Entries with chart source code:
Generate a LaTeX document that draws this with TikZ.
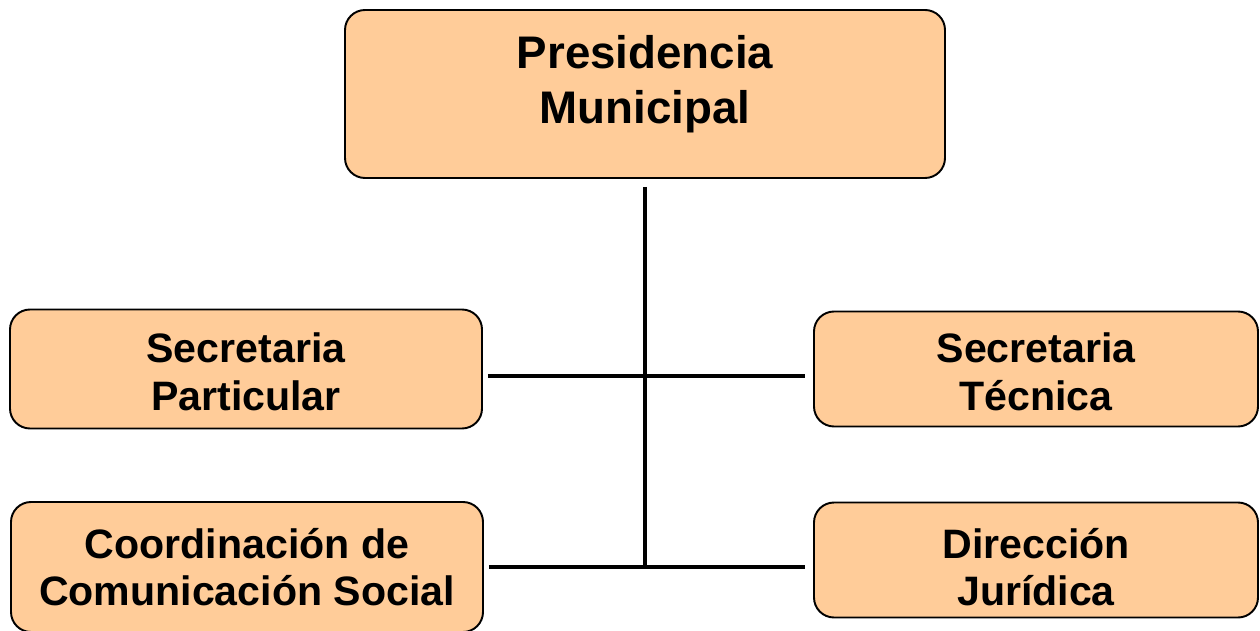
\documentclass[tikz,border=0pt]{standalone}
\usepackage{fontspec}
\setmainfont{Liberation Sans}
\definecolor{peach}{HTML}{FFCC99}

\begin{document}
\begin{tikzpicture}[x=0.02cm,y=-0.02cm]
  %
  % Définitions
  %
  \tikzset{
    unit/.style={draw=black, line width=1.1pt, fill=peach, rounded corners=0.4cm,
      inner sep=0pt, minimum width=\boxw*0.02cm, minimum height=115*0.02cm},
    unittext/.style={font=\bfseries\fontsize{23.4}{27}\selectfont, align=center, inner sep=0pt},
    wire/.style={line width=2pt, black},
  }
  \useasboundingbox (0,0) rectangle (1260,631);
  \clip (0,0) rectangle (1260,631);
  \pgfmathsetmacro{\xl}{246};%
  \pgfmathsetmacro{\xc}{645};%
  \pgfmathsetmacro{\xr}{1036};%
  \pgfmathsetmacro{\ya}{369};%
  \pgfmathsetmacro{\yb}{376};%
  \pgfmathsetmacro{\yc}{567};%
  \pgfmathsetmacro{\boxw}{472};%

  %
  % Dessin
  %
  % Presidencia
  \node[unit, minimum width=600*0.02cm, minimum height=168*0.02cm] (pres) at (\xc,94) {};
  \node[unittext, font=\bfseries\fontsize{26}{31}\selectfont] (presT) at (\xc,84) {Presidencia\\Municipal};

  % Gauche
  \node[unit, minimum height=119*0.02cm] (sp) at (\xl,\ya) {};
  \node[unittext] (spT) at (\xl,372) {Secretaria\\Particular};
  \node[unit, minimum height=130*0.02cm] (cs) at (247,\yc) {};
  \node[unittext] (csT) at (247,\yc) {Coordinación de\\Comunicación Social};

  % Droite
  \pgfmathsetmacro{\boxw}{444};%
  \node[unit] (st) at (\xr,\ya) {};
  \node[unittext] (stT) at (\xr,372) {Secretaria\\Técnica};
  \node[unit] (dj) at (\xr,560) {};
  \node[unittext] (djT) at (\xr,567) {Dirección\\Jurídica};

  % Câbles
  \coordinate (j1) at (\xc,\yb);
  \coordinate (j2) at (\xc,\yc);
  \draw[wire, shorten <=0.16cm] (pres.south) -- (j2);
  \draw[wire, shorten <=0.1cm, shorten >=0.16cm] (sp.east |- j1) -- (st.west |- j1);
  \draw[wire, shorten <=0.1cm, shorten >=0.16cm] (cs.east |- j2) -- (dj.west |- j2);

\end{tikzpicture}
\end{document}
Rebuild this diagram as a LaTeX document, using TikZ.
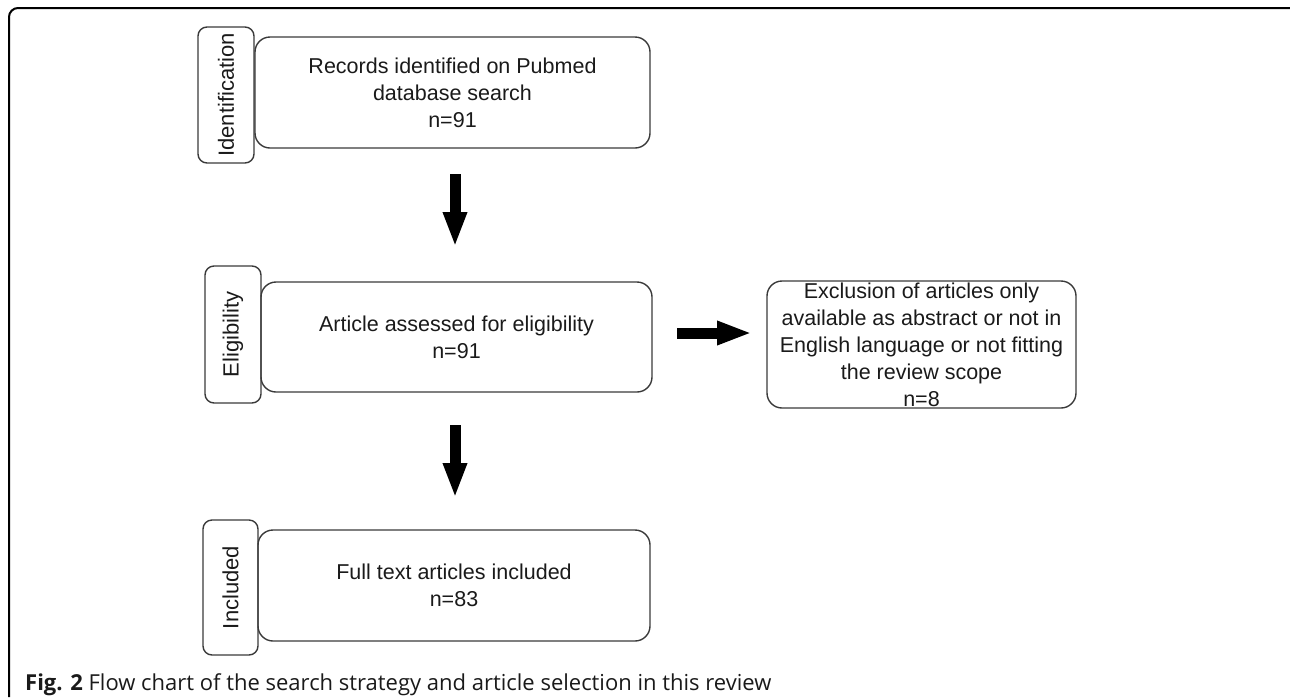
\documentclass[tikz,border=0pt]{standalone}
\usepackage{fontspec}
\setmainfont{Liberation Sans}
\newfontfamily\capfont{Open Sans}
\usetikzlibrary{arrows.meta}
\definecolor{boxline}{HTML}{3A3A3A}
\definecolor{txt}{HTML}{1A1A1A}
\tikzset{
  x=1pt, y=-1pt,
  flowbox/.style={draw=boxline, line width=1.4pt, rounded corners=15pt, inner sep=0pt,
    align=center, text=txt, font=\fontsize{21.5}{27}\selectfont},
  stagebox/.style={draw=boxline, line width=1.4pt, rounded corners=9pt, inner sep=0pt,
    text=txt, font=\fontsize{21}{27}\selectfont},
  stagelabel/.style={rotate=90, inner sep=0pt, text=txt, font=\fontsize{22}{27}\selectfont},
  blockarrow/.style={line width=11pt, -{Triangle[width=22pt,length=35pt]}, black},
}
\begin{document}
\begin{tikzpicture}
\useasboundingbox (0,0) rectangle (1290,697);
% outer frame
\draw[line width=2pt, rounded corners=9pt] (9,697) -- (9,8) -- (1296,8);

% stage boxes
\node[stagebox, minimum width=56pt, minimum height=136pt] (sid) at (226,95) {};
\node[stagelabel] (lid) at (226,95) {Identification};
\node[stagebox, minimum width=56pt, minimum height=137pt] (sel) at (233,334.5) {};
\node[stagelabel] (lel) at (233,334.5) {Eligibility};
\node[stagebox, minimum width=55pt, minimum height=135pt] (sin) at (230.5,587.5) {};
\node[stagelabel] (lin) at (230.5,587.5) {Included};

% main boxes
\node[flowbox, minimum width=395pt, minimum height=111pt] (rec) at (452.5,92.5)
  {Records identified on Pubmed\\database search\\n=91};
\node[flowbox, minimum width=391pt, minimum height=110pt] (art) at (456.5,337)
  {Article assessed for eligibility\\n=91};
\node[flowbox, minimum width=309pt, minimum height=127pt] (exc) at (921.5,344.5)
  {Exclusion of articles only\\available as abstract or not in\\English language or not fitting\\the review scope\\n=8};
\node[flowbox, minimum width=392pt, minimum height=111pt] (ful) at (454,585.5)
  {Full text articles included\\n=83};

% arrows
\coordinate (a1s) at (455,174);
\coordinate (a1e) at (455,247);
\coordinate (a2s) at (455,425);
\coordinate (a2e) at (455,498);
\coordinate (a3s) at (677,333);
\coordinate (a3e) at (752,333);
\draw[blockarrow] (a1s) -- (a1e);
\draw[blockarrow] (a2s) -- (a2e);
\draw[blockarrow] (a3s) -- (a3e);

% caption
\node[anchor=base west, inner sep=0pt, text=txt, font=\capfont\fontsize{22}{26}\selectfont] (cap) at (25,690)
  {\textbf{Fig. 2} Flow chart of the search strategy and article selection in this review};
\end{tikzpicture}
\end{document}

Problem:
Exactly reproduce each record, leaving out any pictures.

Full output:
Generate a LaTeX document that draws this with TikZ.
\documentclass[tikz,border=0pt]{standalone}
\usepackage{fontspec}
\setmainfont{Liberation Sans}
\definecolor{peach}{HTML}{FFCC99}

\begin{document}
\begin{tikzpicture}[x=0.02cm,y=-0.02cm]
  %
  % Définitions
  %
  \tikzset{
    unit/.style={draw=black, line width=1.1pt, fill=peach, rounded corners=0.4cm,
      inner sep=0pt, minimum width=\boxw*0.02cm, minimum height=115*0.02cm},
    unittext/.style={font=\bfseries\fontsize{23.4}{27}\selectfont, align=center, inner sep=0pt},
    wire/.style={line width=2pt, black},
  }
  \useasboundingbox (0,0) rectangle (1260,631);
  \clip (0,0) rectangle (1260,631);
  \pgfmathsetmacro{\xl}{246};%
  \pgfmathsetmacro{\xc}{645};%
  \pgfmathsetmacro{\xr}{1036};%
  \pgfmathsetmacro{\ya}{369};%
  \pgfmathsetmacro{\yb}{376};%
  \pgfmathsetmacro{\yc}{567};%
  \pgfmathsetmacro{\boxw}{472};%

  %
  % Dessin
  %
  % Presidencia
  \node[unit, minimum width=600*0.02cm, minimum height=168*0.02cm] (pres) at (\xc,94) {};
  \node[unittext, font=\bfseries\fontsize{26}{31}\selectfont] (presT) at (\xc,84) {Presidencia\\Municipal};

  % Gauche
  \node[unit, minimum height=119*0.02cm] (sp) at (\xl,\ya) {};
  \node[unittext] (spT) at (\xl,372) {Secretaria\\Particular};
  \node[unit, minimum height=130*0.02cm] (cs) at (247,\yc) {};
  \node[unittext] (csT) at (247,\yc) {Coordinación de\\Comunicación Social};

  % Droite
  \pgfmathsetmacro{\boxw}{444};%
  \node[unit] (st) at (\xr,\ya) {};
  \node[unittext] (stT) at (\xr,372) {Secretaria\\Técnica};
  \node[unit] (dj) at (\xr,560) {};
  \node[unittext] (djT) at (\xr,567) {Dirección\\Jurídica};

  % Câbles
  \coordinate (j1) at (\xc,\yb);
  \coordinate (j2) at (\xc,\yc);
  \draw[wire, shorten <=0.16cm] (pres.south) -- (j2);
  \draw[wire, shorten <=0.1cm, shorten >=0.16cm] (sp.east |- j1) -- (st.west |- j1);
  \draw[wire, shorten <=0.1cm, shorten >=0.16cm] (cs.east |- j2) -- (dj.west |- j2);

\end{tikzpicture}
\end{document}
Rebuild this diagram as a LaTeX document, using TikZ.
\documentclass[tikz,border=0pt]{standalone}
\usepackage{fontspec}
\setmainfont{Liberation Sans}
\newfontfamily\capfont{Open Sans}
\usetikzlibrary{arrows.meta}
\definecolor{boxline}{HTML}{3A3A3A}
\definecolor{txt}{HTML}{1A1A1A}
\tikzset{
  x=1pt, y=-1pt,
  flowbox/.style={draw=boxline, line width=1.4pt, rounded corners=15pt, inner sep=0pt,
    align=center, text=txt, font=\fontsize{21.5}{27}\selectfont},
  stagebox/.style={draw=boxline, line width=1.4pt, rounded corners=9pt, inner sep=0pt,
    text=txt, font=\fontsize{21}{27}\selectfont},
  stagelabel/.style={rotate=90, inner sep=0pt, text=txt, font=\fontsize{22}{27}\selectfont},
  blockarrow/.style={line width=11pt, -{Triangle[width=22pt,length=35pt]}, black},
}
\begin{document}
\begin{tikzpicture}
\useasboundingbox (0,0) rectangle (1290,697);
% outer frame
\draw[line width=2pt, rounded corners=9pt] (9,697) -- (9,8) -- (1296,8);

% stage boxes
\node[stagebox, minimum width=56pt, minimum height=136pt] (sid) at (226,95) {};
\node[stagelabel] (lid) at (226,95) {Identification};
\node[stagebox, minimum width=56pt, minimum height=137pt] (sel) at (233,334.5) {};
\node[stagelabel] (lel) at (233,334.5) {Eligibility};
\node[stagebox, minimum width=55pt, minimum height=135pt] (sin) at (230.5,587.5) {};
\node[stagelabel] (lin) at (230.5,587.5) {Included};

% main boxes
\node[flowbox, minimum width=395pt, minimum height=111pt] (rec) at (452.5,92.5)
  {Records identified on Pubmed\\database search\\n=91};
\node[flowbox, minimum width=391pt, minimum height=110pt] (art) at (456.5,337)
  {Article assessed for eligibility\\n=91};
\node[flowbox, minimum width=309pt, minimum height=127pt] (exc) at (921.5,344.5)
  {Exclusion of articles only\\available as abstract or not in\\English language or not fitting\\the review scope\\n=8};
\node[flowbox, minimum width=392pt, minimum height=111pt] (ful) at (454,585.5)
  {Full text articles included\\n=83};

% arrows
\coordinate (a1s) at (455,174);
\coordinate (a1e) at (455,247);
\coordinate (a2s) at (455,425);
\coordinate (a2e) at (455,498);
\coordinate (a3s) at (677,333);
\coordinate (a3e) at (752,333);
\draw[blockarrow] (a1s) -- (a1e);
\draw[blockarrow] (a2s) -- (a2e);
\draw[blockarrow] (a3s) -- (a3e);

% caption
\node[anchor=base west, inner sep=0pt, text=txt, font=\capfont\fontsize{22}{26}\selectfont] (cap) at (25,690)
  {\textbf{Fig. 2} Flow chart of the search strategy and article selection in this review};
\end{tikzpicture}
\end{document}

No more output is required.